LINCOLN NORMAL SCHOOL 1867 to 1970
The remaining structures of Lincoln Normal School signify a period of pride and progress in the realm of African American education. Prominent African American leaders like Coretta Scott King, Jimmie Lee Jackson, William Hastie, and Andrew Billingsley learned Latin, logic, and liberal arts on Lincoln’s campus, and it is stated that a significant percentage of African American PhD recipients began their educational journeys there. Lincoln Normal is preserved by its local alumni chapter, the Lincolnite Club, Inc., who worked to save the last original structure, Phillips Auditorium, from demolition in 1975. Today, Phillips Auditorium serves as a multipurpose building that is used by the community for various functions.

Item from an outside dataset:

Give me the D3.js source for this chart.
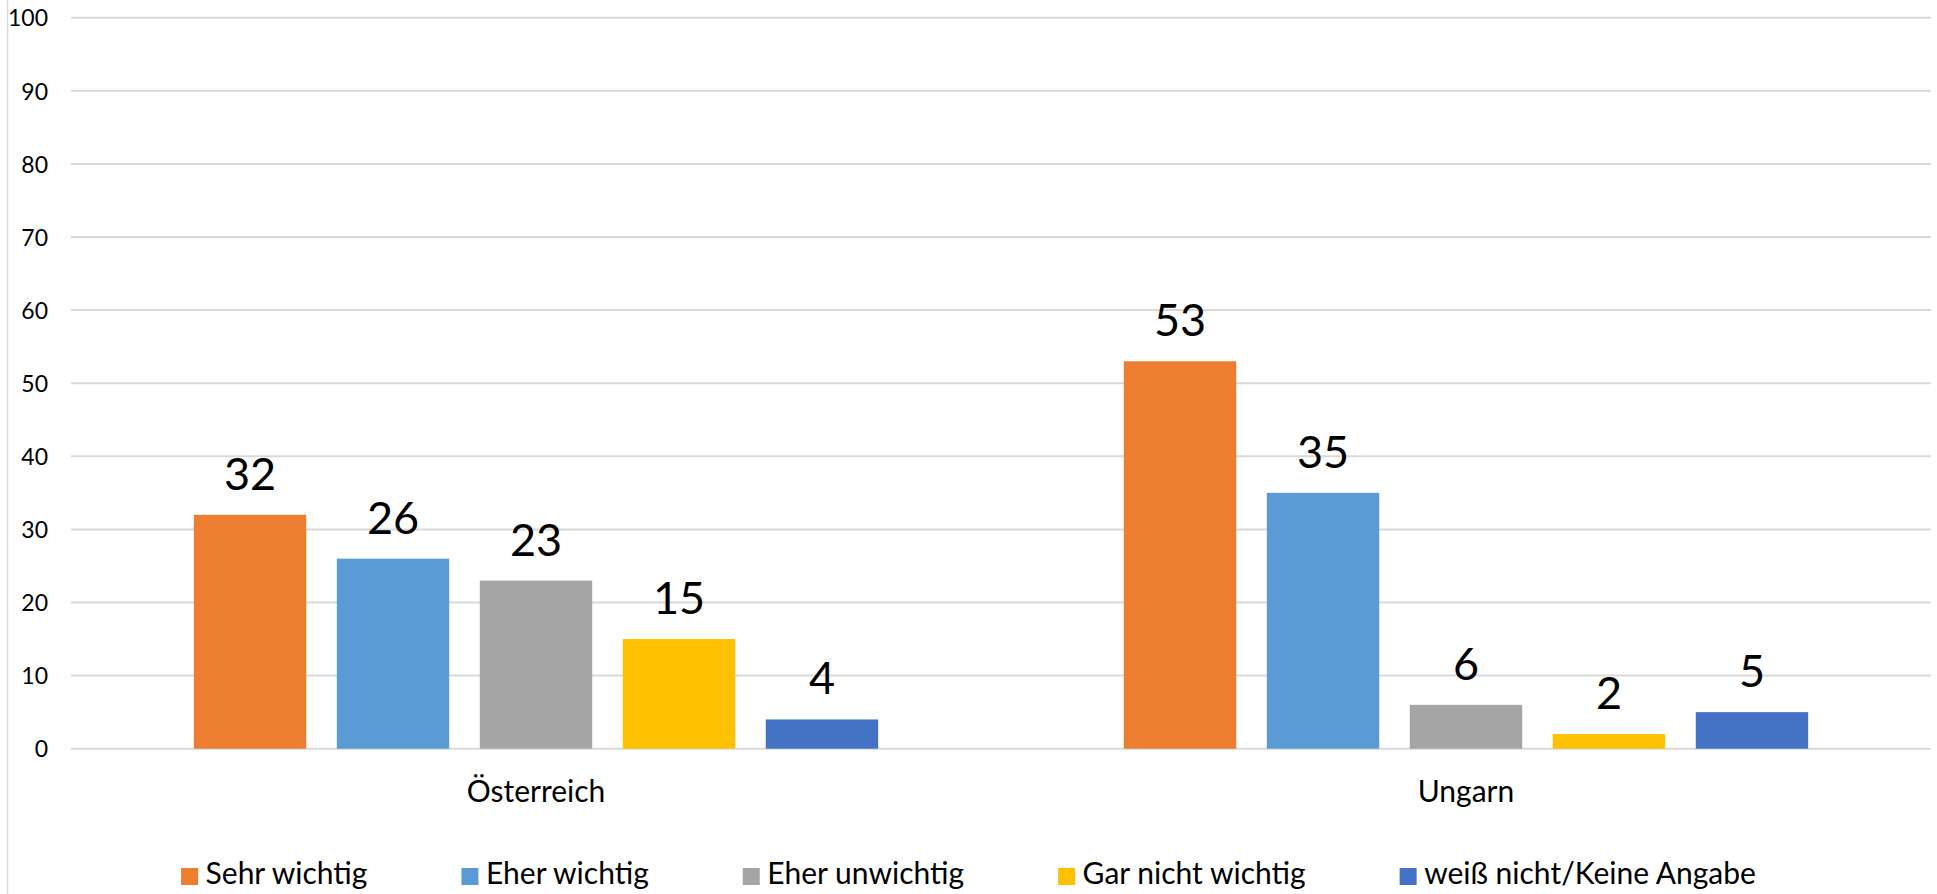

From a single barn on a small lot of land, nine freed slaves formed and incorporated the “Lincoln School of Marion” on July 17, 1867. Due to limited resources, the trustees sought help from the American Missionary Association to lease the building and grounds. The school grew rapidly, and in 1874, AMA handed the normal department over to the state. The divisions of Lincoln Normal worked harmoniously together until 1887, when an incendiary fire burned down part of the campus. As AMA funds dwindled, the people of Marion made it their duty to restore the original campus. Faculty sacrificed pay while locals provided them with food, and students laid bricks while teachers read them their lessons. In 1943, Lincoln became publicly funded under state-mandated segregation and curricular control, remaining a county school until the Voting Rights Act of 1965, when control transferred to a separate, majority-white city system. As Francis Marion High School began to integrate, Lincoln adopted a vocational curriculum in efforts to keep the school running despite decreasing enrollment. Lincoln Normal School finally closed in 1970, after 103 years of fighting for the educational and civil rights of African Americans in Perry County.